When I was growing up, those who did not make the cut to attend the elite Maun secondary school in the 1980s had the alternative of Maun private secondary school, which met at the Moremi II Memorial primary school at night. It was this study group that birthed Tshwaragano community junior secondary school (my alma mater). A cousin who graduated from Maun private secondary school has in fact served at least three terms as the honourable member of council and chairman, thanks to the lessons he acquired from the night school! It would seem people used to have the self-drive attitude that caused them to invest in their education back then, when things were rough and tough. A classic example I am ever proud to cite is that of my departed uncle [may his soul rest in eternal peace!], who worked his day-job as a manager at BP/Shell (back then) and at night had to coexist with the rowdy behaviours of students qualifying to be his own children in the night schools from standard seven through form five. At sixty years of age, he and I shook hands with the then President of the Republic, Dr Festus G. Mogae as recipients of the Master of Arts degree in 2003 from the University of Botswana. His outlook about life served as inspiration for me throughout.

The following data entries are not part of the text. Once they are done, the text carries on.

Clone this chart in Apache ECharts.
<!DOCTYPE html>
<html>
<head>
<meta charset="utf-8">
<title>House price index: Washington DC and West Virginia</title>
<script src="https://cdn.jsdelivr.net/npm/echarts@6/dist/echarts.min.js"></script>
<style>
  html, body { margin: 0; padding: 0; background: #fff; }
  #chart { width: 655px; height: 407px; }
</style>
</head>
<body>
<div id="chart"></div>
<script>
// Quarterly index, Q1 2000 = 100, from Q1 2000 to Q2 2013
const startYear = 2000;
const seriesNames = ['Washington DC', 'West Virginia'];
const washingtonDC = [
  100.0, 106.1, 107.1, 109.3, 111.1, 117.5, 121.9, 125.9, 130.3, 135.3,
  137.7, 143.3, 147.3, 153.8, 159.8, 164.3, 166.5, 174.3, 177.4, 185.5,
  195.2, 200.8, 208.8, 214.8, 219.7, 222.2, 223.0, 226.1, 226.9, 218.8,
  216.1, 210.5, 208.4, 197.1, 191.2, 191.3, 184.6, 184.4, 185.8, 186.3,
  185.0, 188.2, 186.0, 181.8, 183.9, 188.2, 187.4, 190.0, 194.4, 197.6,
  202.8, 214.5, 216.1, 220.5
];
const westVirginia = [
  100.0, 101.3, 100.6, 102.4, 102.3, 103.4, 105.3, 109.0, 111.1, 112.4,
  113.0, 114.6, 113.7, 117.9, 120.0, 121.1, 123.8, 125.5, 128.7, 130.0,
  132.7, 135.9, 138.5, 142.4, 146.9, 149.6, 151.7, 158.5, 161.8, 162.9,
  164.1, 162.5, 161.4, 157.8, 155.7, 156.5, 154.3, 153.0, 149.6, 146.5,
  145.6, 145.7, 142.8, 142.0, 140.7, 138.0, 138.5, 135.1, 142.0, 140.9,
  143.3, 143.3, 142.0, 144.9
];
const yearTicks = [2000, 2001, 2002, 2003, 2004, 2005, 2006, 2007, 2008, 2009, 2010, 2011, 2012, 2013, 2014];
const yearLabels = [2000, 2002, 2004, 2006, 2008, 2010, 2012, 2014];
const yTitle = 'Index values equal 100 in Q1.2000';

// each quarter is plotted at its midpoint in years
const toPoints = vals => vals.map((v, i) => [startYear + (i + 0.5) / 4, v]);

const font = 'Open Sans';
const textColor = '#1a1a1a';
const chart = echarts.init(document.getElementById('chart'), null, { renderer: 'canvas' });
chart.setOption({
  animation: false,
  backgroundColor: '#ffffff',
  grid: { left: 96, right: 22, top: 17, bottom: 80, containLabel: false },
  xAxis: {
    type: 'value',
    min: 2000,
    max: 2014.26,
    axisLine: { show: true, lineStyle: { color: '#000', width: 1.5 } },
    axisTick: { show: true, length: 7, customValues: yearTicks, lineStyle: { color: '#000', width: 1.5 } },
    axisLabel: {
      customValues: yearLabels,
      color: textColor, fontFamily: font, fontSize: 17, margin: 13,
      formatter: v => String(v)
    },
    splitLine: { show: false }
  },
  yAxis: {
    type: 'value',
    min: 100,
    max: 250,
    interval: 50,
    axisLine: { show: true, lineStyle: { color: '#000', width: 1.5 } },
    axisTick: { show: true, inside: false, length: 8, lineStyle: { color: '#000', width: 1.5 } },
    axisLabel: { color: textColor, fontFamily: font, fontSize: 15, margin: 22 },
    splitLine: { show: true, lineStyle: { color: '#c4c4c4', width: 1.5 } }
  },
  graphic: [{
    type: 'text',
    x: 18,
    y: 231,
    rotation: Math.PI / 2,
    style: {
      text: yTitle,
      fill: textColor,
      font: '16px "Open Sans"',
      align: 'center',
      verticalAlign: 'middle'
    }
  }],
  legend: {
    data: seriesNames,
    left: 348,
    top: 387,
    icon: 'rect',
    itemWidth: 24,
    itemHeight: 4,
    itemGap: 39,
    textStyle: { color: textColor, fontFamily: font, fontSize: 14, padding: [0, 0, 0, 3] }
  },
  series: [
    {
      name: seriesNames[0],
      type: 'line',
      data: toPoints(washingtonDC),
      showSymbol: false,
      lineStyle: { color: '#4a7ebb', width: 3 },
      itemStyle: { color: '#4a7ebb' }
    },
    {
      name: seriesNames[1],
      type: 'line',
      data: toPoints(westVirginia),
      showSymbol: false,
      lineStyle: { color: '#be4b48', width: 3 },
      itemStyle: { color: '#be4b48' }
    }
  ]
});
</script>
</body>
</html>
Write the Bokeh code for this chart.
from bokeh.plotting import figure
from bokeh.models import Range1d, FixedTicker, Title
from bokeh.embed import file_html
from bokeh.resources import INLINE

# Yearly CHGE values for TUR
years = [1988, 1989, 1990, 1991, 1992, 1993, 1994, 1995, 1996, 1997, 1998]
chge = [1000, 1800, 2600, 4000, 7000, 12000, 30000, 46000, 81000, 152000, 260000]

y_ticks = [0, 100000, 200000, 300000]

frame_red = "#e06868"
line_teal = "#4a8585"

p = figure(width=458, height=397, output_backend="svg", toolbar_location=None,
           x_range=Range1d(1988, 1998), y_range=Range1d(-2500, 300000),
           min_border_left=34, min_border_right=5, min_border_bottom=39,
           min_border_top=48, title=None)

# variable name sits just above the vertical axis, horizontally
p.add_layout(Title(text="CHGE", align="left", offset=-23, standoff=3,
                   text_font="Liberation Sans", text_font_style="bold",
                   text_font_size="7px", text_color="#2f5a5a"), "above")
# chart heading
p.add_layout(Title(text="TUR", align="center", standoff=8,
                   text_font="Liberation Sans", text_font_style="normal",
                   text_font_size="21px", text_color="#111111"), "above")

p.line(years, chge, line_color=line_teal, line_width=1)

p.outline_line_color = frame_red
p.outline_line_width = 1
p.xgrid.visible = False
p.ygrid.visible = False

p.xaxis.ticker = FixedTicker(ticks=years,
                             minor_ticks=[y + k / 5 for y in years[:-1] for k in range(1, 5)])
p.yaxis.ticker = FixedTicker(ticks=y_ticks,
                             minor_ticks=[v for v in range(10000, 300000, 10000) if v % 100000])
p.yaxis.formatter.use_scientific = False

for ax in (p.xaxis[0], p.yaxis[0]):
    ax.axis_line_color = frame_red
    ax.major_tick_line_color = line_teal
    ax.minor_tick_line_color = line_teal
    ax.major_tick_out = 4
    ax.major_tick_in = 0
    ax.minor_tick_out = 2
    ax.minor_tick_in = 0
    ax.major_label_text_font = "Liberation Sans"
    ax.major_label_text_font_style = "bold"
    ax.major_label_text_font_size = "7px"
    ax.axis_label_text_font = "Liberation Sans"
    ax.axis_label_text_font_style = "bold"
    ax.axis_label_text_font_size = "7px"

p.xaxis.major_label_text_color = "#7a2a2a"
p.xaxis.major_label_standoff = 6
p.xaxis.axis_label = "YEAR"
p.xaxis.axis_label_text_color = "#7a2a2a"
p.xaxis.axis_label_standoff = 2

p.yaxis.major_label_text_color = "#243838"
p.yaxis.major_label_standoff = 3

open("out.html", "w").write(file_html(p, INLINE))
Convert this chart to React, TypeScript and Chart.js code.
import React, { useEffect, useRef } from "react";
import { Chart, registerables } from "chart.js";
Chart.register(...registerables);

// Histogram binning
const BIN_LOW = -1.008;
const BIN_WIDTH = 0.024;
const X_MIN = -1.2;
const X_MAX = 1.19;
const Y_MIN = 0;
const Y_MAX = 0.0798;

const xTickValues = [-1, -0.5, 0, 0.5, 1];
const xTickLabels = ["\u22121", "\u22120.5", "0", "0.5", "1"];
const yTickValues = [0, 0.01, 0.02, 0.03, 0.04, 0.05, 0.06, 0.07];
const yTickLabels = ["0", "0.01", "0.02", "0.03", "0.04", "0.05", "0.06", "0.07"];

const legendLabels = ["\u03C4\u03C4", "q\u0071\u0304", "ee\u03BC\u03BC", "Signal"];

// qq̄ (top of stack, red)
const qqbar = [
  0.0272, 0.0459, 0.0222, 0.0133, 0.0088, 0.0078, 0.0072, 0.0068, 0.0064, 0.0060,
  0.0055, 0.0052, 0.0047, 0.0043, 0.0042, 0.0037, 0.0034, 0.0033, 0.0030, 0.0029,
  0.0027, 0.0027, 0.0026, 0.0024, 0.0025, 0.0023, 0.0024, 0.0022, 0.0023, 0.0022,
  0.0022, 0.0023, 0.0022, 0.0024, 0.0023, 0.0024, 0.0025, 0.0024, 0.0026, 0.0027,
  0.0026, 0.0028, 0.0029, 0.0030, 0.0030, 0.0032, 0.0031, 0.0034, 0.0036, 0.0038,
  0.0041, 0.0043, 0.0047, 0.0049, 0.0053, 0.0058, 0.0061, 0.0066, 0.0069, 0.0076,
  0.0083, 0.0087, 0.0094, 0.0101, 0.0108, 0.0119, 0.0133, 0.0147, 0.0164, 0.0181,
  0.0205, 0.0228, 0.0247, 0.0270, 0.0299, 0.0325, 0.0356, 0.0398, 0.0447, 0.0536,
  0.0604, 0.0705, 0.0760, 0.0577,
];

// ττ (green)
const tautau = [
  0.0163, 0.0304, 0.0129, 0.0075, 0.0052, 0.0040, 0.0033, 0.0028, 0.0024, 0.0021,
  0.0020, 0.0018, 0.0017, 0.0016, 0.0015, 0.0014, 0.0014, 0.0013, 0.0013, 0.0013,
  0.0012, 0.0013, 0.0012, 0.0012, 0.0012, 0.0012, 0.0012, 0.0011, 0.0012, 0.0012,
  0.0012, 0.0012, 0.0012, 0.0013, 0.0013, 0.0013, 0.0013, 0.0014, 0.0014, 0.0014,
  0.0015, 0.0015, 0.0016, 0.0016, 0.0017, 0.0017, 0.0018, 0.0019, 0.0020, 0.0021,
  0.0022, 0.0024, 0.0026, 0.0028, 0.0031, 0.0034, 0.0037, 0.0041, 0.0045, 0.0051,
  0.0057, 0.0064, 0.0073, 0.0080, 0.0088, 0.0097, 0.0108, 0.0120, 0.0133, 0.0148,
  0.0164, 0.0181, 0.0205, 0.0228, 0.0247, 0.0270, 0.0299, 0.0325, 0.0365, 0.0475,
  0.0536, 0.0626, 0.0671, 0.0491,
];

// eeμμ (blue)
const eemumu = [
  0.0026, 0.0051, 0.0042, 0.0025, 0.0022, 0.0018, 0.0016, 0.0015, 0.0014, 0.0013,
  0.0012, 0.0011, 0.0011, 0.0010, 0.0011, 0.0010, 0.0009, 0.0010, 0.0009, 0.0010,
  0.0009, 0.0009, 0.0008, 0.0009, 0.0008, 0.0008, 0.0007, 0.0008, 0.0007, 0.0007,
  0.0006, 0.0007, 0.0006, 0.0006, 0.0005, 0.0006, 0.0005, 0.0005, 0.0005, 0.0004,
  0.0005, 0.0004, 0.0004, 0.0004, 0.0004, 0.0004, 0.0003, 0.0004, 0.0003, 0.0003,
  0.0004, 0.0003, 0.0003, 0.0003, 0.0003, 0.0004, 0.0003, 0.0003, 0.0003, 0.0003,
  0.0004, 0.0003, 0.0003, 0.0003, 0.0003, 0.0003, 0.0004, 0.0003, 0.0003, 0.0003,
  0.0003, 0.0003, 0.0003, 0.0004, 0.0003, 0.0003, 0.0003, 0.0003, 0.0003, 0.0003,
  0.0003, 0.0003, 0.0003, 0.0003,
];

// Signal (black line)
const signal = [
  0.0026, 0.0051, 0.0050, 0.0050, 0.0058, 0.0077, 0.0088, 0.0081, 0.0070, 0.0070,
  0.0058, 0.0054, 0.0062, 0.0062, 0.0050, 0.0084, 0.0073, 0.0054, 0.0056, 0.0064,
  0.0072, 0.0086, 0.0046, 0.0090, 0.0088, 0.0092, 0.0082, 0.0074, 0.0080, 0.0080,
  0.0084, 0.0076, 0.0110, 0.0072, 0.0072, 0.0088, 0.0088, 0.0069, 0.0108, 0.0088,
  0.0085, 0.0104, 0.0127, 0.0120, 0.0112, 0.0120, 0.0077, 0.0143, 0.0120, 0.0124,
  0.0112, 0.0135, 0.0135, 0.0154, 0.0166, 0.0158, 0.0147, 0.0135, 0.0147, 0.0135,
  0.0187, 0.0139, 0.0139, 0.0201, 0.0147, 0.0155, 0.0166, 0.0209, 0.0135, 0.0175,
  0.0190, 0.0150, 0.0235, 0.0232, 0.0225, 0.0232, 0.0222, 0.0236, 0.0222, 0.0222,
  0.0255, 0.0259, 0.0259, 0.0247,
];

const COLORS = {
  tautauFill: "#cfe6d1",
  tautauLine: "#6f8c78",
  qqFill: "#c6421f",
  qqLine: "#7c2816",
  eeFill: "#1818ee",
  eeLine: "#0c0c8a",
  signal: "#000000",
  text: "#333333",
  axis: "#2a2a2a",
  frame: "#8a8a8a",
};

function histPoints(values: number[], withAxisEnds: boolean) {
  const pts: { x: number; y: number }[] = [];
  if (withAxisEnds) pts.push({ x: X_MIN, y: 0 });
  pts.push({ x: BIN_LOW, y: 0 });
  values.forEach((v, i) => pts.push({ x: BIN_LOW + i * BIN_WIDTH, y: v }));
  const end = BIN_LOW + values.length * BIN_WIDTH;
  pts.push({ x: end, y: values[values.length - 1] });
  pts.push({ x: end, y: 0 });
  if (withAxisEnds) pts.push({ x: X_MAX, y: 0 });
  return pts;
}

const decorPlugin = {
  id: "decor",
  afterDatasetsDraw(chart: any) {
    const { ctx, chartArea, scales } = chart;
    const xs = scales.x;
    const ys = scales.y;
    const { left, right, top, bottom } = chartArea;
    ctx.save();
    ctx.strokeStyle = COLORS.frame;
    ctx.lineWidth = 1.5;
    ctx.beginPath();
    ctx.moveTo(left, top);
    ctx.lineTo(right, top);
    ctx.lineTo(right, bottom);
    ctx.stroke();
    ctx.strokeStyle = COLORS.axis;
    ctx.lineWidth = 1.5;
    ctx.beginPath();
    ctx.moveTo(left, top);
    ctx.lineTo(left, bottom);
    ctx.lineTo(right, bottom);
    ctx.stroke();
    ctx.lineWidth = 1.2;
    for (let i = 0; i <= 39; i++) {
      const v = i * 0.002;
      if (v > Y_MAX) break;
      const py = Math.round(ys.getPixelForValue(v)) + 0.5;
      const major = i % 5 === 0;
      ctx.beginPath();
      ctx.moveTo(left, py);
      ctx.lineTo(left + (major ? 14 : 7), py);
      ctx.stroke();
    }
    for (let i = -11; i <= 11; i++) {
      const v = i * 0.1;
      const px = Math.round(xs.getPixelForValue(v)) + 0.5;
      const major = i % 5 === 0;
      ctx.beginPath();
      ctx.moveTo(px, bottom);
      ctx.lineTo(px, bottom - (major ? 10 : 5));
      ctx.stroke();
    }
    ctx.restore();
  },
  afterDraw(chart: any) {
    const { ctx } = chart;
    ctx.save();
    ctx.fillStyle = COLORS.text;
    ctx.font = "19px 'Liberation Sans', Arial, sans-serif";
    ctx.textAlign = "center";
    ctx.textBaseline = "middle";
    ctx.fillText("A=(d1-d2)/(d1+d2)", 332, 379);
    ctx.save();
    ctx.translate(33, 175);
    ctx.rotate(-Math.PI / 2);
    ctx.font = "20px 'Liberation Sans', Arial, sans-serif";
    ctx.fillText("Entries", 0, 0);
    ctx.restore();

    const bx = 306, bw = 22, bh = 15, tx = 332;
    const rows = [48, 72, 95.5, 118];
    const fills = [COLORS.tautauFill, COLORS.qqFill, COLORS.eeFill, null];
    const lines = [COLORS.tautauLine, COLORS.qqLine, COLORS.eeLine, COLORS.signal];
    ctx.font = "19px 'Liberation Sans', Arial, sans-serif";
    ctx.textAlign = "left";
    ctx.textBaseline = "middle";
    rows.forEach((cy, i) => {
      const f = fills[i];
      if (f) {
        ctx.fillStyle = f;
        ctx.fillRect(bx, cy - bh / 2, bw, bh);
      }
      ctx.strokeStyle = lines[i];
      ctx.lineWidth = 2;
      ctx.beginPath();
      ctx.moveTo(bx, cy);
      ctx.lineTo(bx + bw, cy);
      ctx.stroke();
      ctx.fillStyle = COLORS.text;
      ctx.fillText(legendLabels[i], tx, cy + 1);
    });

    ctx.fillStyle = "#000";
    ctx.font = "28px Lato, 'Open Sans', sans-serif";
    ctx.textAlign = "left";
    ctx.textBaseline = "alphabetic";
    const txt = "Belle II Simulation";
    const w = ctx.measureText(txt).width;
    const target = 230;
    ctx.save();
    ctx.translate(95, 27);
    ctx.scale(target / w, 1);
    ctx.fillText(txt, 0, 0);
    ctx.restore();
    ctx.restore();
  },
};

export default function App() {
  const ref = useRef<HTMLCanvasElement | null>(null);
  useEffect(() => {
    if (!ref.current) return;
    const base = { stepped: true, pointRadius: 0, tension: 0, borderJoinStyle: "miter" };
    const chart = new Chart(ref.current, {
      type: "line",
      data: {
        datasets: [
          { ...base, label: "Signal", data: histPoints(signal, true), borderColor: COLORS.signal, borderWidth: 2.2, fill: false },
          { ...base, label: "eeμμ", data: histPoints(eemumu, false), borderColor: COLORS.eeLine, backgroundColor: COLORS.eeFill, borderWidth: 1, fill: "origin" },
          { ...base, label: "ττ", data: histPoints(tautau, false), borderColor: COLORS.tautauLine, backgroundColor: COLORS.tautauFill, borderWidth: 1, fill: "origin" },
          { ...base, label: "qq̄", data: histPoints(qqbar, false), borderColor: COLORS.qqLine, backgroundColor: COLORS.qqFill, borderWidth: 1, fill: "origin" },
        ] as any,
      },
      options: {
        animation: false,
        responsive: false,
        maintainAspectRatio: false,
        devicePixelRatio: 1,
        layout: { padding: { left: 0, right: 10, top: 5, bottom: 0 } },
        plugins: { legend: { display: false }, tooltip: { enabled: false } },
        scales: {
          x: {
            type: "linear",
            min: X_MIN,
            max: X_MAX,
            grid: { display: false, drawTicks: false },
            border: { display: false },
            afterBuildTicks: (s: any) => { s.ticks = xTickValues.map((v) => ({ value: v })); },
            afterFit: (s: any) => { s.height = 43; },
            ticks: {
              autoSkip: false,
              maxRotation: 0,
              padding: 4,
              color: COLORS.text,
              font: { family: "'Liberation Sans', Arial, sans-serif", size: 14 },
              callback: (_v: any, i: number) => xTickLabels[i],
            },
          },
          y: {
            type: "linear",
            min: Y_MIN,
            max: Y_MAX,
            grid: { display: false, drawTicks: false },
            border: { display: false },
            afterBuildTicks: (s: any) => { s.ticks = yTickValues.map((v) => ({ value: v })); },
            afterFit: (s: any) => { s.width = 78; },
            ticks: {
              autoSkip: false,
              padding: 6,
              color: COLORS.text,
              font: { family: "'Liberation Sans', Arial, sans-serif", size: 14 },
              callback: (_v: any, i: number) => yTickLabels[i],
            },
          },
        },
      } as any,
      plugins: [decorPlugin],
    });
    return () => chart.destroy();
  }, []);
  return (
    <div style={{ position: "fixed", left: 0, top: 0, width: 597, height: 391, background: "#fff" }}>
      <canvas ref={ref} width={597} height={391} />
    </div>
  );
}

The NHRDS life-long learning is all about exploiting such facilities to our advantage as Honourable Moswaane is suggesting. Facilities and resources that go to sleep when we go to bed should in fact be kept alight and alive so that those hungry for education can access instruction, and in the process improve the quality of their livelihoods. The life-long learning cycle therefore seeks to give an opportunity especially to those that may have had the misfortune to study in the conventional classroom at the right age because of the various reasons of their circumstances. For example, some people miss out on school because of cultural backgrounds that disadvantage certain types due to: (gender, religion, ethnic) and in some cases being born into poverty can delay one’s learning. But later in life, someone desiring to acquire competencies and skills must find conducive platforms that support the learning exercise to take place unfettered.
Obviously such necessary undertakings lead to improved grades, more knowledge acquisition, and exposure, while increasing chances of success at life. After-school programmes that empower citizens to gain education should not be limited to what is currently provided by the Botswana College of Distance and Open Learning (BOCODOL) or the Adult Non-Formal Education (Ga e golelwe); rather as Moswaane is saying, there is abundance of facilities that belong to the taxpayers that should be turned into classrooms for learning to take place. The education pipeline that has no leaks therefore, shall continue to supply education to the citizens beyond adult age, if they so desire to engage in educational pursuits.
Not only do these night-schools serve the needs of those hungry for education; if we can exploit to our advantage the available facilities in both the public and private sectors to impart knowledge and share perspectives, we shall also create job incentives for those that have joined the high rates of unemployment, but who can offer the nation something in the form of coaching and instruction as teachers. The Human Resource Development Council (HRDC) as the driver of the NHRDS is interested in all these spheres because to develop human resource is multi-faceted: expansion of knowledge and job-creation are among the possible outcomes of what the NHRDS sets out to achieve. Empirical data shows that those who embrace learning beyond the conventional classroom setting to attain supplementary qualifications do in fact multiply their chances of employability, hence improved standard in the quality of life they end up leading.
Therefore, in order for the pipeline to remain sealed, adults must not see their misfortune in the past to be an insurmountable hurdle to get educated now, rather; they must seek better avenues to launch their career paths by learning new techniques and skills, for example, handling Microsoft Office package which can enormously help them in the efficient running of their small enterprises in the informal sector. Surely these men and women who lost out on education at young age, have in their majority raised men and women who are waving the flag high up, and that resolve alone to ensure that we went to school, be it by way of selling traditional brew or mining sand or selling fat cakes; if one has to remain relevant in this day and age, it shall require them to expand their knowledge beyond the indigenous wisdom. But how can they realise their potentials, if our education system is such that it discourages self-development by closing out anybody from the use of facilities and resources at the close of business day? Gone are the days of the famous Capital Continuous Classes (CCC), but who can ignore the contributions made by such study groups across Botswana?
As the debates on the quality of our education system rage on against the backdrop of this week’s release of the Botswana General Certificate of Secondary Education (BGCSE) results, we must seek ways in which we can seal the leaks on the education pipeline. Much as pre-school education provides the entry point and foundational block for a sustainable education; it is equally important to launch vigorous after-school educational curriculum that can address the skills and competencies of our citizens in the non-formal education sector. Let us bring back the night schools by opening up firstly, taxpayers-funded facilities to allow learning to take place. The private sector won’t afford to be left behind before jumping onto the bandwagon! This is what the NHRDS Life-Long Learning Cycle is about.